CHARLESTON, W.Va. — The director of recruiting for the state Division of Corrections says he can’t hire new employees to help fill the correctional officer shortage without the help of state lawmakers.

“Make this division a priority,” Joseph Tyree told members of the Legislative Oversight Committee on Regional Jail and Correctional Facility Authority.

The committee met Sunday during interim meetings at the state Capitol.

Tyree told lawmakers employees need a pay raise. He said there’s no sense in recruiting people if the state isn’t willing to compensate them. He said correctional officers don’t get paid enough compared to other states, which is why a lot of them end up leaving West Virginia.

Officers can make decent money in West Virginia, but only if they work long hours, Tyree said.

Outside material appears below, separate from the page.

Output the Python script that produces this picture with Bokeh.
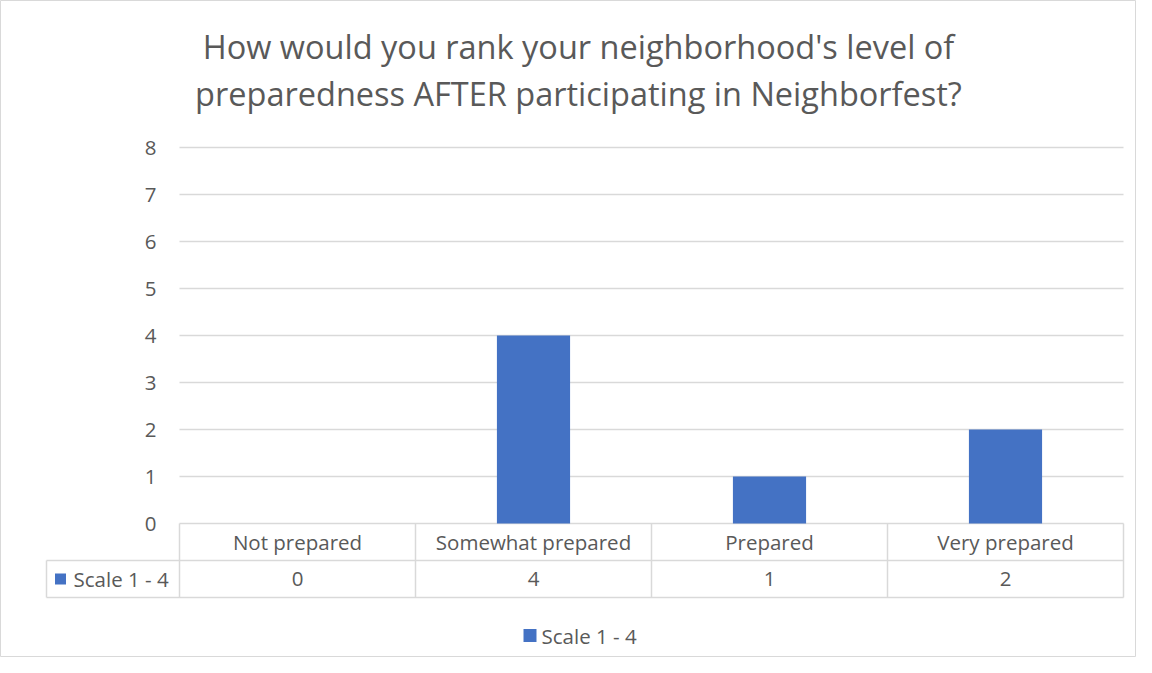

“Sure, if you look at the numbers we have individuals making a good living, but how are they making it? Overtime. Overtime. Overtime,” Tyree said.

Correctional officer staffing is at about a 22 percent vacancy rate, which means hundreds of positions are open across the state. Tyree said officers have to work overtime because of that.

“We’re at a point in our division to where it’s dangerous,” he said. “We’re asking people to work 16 (hours) in a row. We know that once you work past 12 hours, your attention, your ability to do those things fall off.”

The minimum salary for a corrections officer is around $22,000 annually. Tyree requested implementing across the board pay raises starting at a minimum salary of $31,000.

“We don’t have to pay that much, but we do have to pay the people that work for us a livable wage to wear he doesn’t have to kill himself to make a living,” he said.

Lawmakers could consider the pay increases during next year’s 60-day legislative session.